» Written task: Copy word for word the lines in the records below, starting at the line with "Rebuild this chart" and ending at the line with "1800, 1789, 1771]". Skip the pictures.

» Data provided:
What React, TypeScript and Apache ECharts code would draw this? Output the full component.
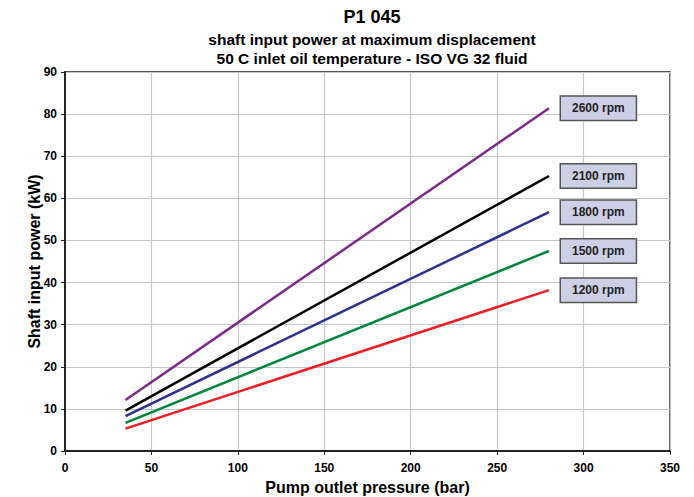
import React, { useEffect, useRef } from "react";
import * as echarts from "echarts";

const pressures = [35, 280];
const rpmLabels = ["2600 rpm", "2100 rpm", "1800 rpm", "1500 rpm", "1200 rpm"];
const power2600 = [12.1, 81.4];
const power2100 = [9.6, 65.3];
const power1800 = [8.3, 56.7];
const power1500 = [6.7, 47.5];
const power1200 = [5.3, 38.2];
const lineColors = ["#7b2a8a", "#000000", "#2e3192", "#00873c", "#ee1c24"];
const xTicks = [0, 50, 100, 150, 200, 250, 300, 350];
const yTicks = [0, 10, 20, 30, 40, 50, 60, 70, 80, 90];

const FONT = "Liberation Sans, Arial, sans-serif";

export default function App() {
  const ref = useRef<HTMLDivElement>(null);
  useEffect(() => {
    if (!ref.current) return;
    const chart = echarts.init(ref.current, undefined, { renderer: "svg" });
    const allSeries = [power2600, power2100, power1800, power1500, power1200];
    chart.setOption({
      animation: false,
      backgroundColor: "#ffffff",
      textStyle: { fontFamily: FONT },
      title: [
        { text: "P1 045", left: 367, top: 3, textAlign: "center", textStyle: { fontSize: 18, fontWeight: "bold", color: "#000", fontFamily: FONT } },
        { text: "shaft input power at maximum displacement", left: 367, top: 26, textAlign: "center", textStyle: { fontSize: 15.5, fontWeight: "bold", color: "#000", fontFamily: FONT } },
        { text: "50 C inlet oil temperature - ISO VG 32 fluid", left: 367, top: 45, textAlign: "center", textStyle: { fontSize: 15.5, fontWeight: "bold", color: "#000", fontFamily: FONT } },
      ],
      grid: { left: 65, right: 24, top: 72, bottom: 46, show: true, borderColor: "#222", borderWidth: 1.5, containLabel: false, outerBoundsMode: "none" },
      xAxis: {
        type: "value",
        min: xTicks[0],
        max: xTicks[xTicks.length - 1],
        interval: 50,
        name: "Pump outlet pressure (bar)",
        nameLocation: "middle",
        nameGap: 28,
        nameMoveOverlap: false,
        nameTextStyle: { fontSize: 16, fontWeight: "bold", color: "#000", fontFamily: FONT },
        axisLine: { show: true, lineStyle: { color: "#222", width: 2 } },
        axisTick: { show: true, length: 4, lineStyle: { color: "#222" } },
        axisLabel: { fontSize: 12, fontWeight: "bold", color: "#000", margin: 11, fontFamily: FONT },
        splitLine: { show: true, lineStyle: { color: "#c3c7ce", width: 1.2 } },
      },
      yAxis: {
        type: "value",
        min: yTicks[0],
        max: yTicks[yTicks.length - 1],
        interval: 10,
        name: "Shaft input power (kW)",
        nameLocation: "middle",
        nameGap: 23,
        nameMoveOverlap: false,
        nameTextStyle: { fontSize: 16, fontWeight: "bold", color: "#000", fontFamily: FONT },
        axisLine: { show: true, lineStyle: { color: "#222", width: 2 } },
        axisTick: { show: true, length: 4, lineStyle: { color: "#222" } },
        axisLabel: { fontSize: 12, fontWeight: "bold", color: "#000", margin: 8, fontFamily: FONT },
        splitLine: { show: true, lineStyle: { color: "#c3c7ce", width: 1.2 } },
      },
      series: allSeries.map((vals, i) => ({
        type: "line",
        name: rpmLabels[i],
        data: pressures.map((p, j) => [p, vals[j]]),
        showSymbol: false,
        symbol: "none",
        lineStyle: { color: lineColors[i], width: 2.5 },
        itemStyle: { color: lineColors[i] },
        endLabel: {
          show: true,
          formatter: rpmLabels[i],
          distance: 12,
          fontSize: 12,
          fontWeight: "bold",
          color: "#222",
          fontFamily: FONT,
          backgroundColor: "#cdd0e5",
          borderColor: "#555",
          borderWidth: 1.5,
          padding: [6, 11, 5, 11],
        },
      })),
    });
    return () => chart.dispose();
  }, []);
  return <div ref={ref} style={{ position: "fixed", left: 0, top: 0, width: 694, height: 497 }} />;
}
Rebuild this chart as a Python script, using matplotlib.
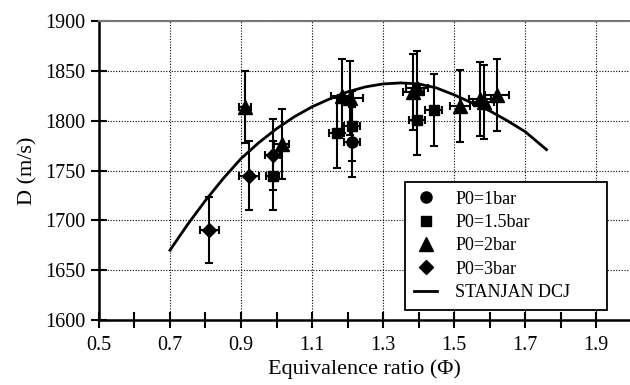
import matplotlib
matplotlib.use("Agg")
import matplotlib.pyplot as plt
from matplotlib.ticker import MultipleLocator

plt.rcParams['font.family'] = ['Liberation Serif', 'DejaVu Serif']

# P0 = 1 bar (circles)
phi_1 = [1.212]
d_1 = [1779]
yerr_1 = [35]
xerr_1 = [0.022]

# P0 = 1.5 bar (squares)
phi_15 = [0.989, 1.169, 1.212, 1.395, 1.442]
d_15 = [1745, 1788, 1795, 1801, 1811]
yerr_15 = [35, 35, 35, 35, 36]
xerr_15 = [0.018, 0.02, 0.023, 0.022, 0.023]

# P0 = 2 bar (triangles)
phi_2 = [0.911, 1.014, 1.184, 1.207, 1.385, 1.395, 1.517, 1.573, 1.583, 1.620]
d_2 = [1814, 1777, 1825, 1823, 1829, 1833, 1815, 1822, 1819, 1826]
yerr_2 = [36, 35, 37, 37, 38, 37, 36, 37, 37, 36]
xerr_2 = [0.016, 0.02, 0.03, 0.035, 0.03, 0.03, 0.028, 0.03, 0.03, 0.033]

# P0 = 3 bar (diamonds)
phi_3 = [0.811, 0.923, 0.989]
d_3 = [1690, 1745, 1766]
yerr_3 = [33, 35, 36]
xerr_3 = [0.026, 0.028, 0.022]

# STANJAN DCJ curve
phi_cj = [0.70, 0.75, 0.80, 0.85, 0.90, 0.95, 1.00, 1.05, 1.10, 1.15, 1.20,
          1.25, 1.30, 1.35, 1.40, 1.45, 1.50, 1.55, 1.60, 1.65, 1.70, 1.76]
d_cj = [1670, 1696, 1720, 1742, 1762, 1778, 1792, 1804, 1814, 1822, 1829,
        1834, 1837, 1838, 1837, 1833, 1826, 1818, 1810, 1800, 1789, 1771]

series = [
    (phi_1, d_1, xerr_1, yerr_1, 'o', 8, 'P0=1bar'),
    (phi_15, d_15, xerr_15, yerr_15, 's', 7.5, 'P0=1.5bar'),
    (phi_2, d_2, xerr_2, yerr_2, '^', 9.5, 'P0=2bar'),
    (phi_3, d_3, xerr_3, yerr_3, 'D', 7.5, 'P0=3bar'),
]

fig = plt.figure(figsize=(6.3, 3.85), dpi=100)
ax = fig.add_axes([0.157, 0.169, 0.843, 0.776])

for x, y, xe, ye, m, ms, lab in series:
    ax.errorbar(x, y, xerr=xe, yerr=ye, fmt='none', ecolor='black',
                elinewidth=1.5, capsize=3, capthick=1.5, zorder=3)
    ax.plot(x, y, linestyle='none', marker=m, markersize=ms, color='black',
            label=lab, zorder=4)

ax.plot(phi_cj, d_cj, color='black', linewidth=2, label='STANJAN DCJ', zorder=2)

ax.set_xlim(0.5, 1.995)
ax.set_ylim(1600, 1900)
ax.set_xticks([0.5, 0.7, 0.9, 1.1, 1.3, 1.5, 1.7, 1.9])
ax.xaxis.set_minor_locator(MultipleLocator(0.1))
ax.yaxis.set_major_locator(MultipleLocator(50))
ax.tick_params(axis='both', which='both', direction='inout', length=11,
               width=1.5, labelsize=14.5, color='black')
ax.tick_params(axis='x', pad=6)
ax.tick_params(axis='y', pad=4)

for v in [0.7, 0.9, 1.1, 1.3, 1.5, 1.7, 1.9]:
    ax.axvline(v, color='black', linestyle=(0, (1, 1.5)), linewidth=0.8, zorder=1)
for v in range(1650, 1901, 50):
    ax.axhline(v, color='black', linestyle=(0, (1, 1.5)), linewidth=0.8, zorder=1)

ax.spines['right'].set_visible(False)
ax.spines['top'].set_color('#777777')
ax.spines['top'].set_linewidth(1.5)
ax.spines['left'].set_linewidth(1.8)
ax.spines['bottom'].set_linewidth(1.8)

ax.set_xlabel('Equivalence ratio (Φ)', fontsize=16, labelpad=3)
ax.set_ylabel('D (m/s)', fontsize=16, labelpad=6)

leg = ax.legend(loc='lower left', bbox_to_anchor=(0.576, 0.033, 0.381, 0.449),
                mode='expand', fontsize=13, frameon=True, fancybox=False,
                edgecolor='black', handlelength=1.3, handletextpad=1.0,
                borderpad=0.5, labelspacing=0.35, borderaxespad=0)
leg.get_frame().set_linewidth(1.3)
leg.get_frame().set_alpha(1)

fig.savefig('out.png', dpi=100)
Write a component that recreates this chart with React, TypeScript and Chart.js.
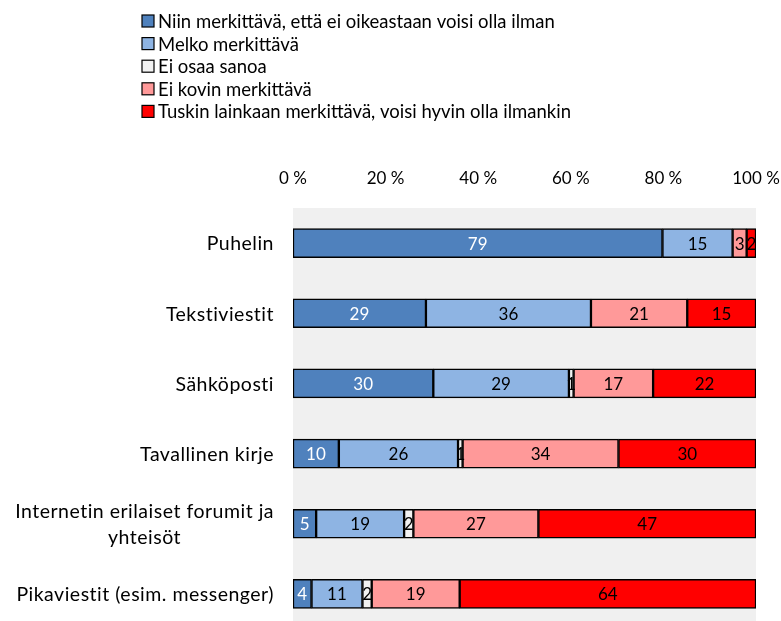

» Output for this exercise:
Rebuild this chart as a Python script, using matplotlib.
import matplotlib
matplotlib.use("Agg")
import matplotlib.pyplot as plt
from matplotlib.ticker import MultipleLocator

plt.rcParams['font.family'] = ['Liberation Serif', 'DejaVu Serif']

# P0 = 1 bar (circles)
phi_1 = [1.212]
d_1 = [1779]
yerr_1 = [35]
xerr_1 = [0.022]

# P0 = 1.5 bar (squares)
phi_15 = [0.989, 1.169, 1.212, 1.395, 1.442]
d_15 = [1745, 1788, 1795, 1801, 1811]
yerr_15 = [35, 35, 35, 35, 36]
xerr_15 = [0.018, 0.02, 0.023, 0.022, 0.023]

# P0 = 2 bar (triangles)
phi_2 = [0.911, 1.014, 1.184, 1.207, 1.385, 1.395, 1.517, 1.573, 1.583, 1.620]
d_2 = [1814, 1777, 1825, 1823, 1829, 1833, 1815, 1822, 1819, 1826]
yerr_2 = [36, 35, 37, 37, 38, 37, 36, 37, 37, 36]
xerr_2 = [0.016, 0.02, 0.03, 0.035, 0.03, 0.03, 0.028, 0.03, 0.03, 0.033]

# P0 = 3 bar (diamonds)
phi_3 = [0.811, 0.923, 0.989]
d_3 = [1690, 1745, 1766]
yerr_3 = [33, 35, 36]
xerr_3 = [0.026, 0.028, 0.022]

# STANJAN DCJ curve
phi_cj = [0.70, 0.75, 0.80, 0.85, 0.90, 0.95, 1.00, 1.05, 1.10, 1.15, 1.20,
          1.25, 1.30, 1.35, 1.40, 1.45, 1.50, 1.55, 1.60, 1.65, 1.70, 1.76]
d_cj = [1670, 1696, 1720, 1742, 1762, 1778, 1792, 1804, 1814, 1822, 1829,
        1834, 1837, 1838, 1837, 1833, 1826, 1818, 1810, 1800, 1789, 1771]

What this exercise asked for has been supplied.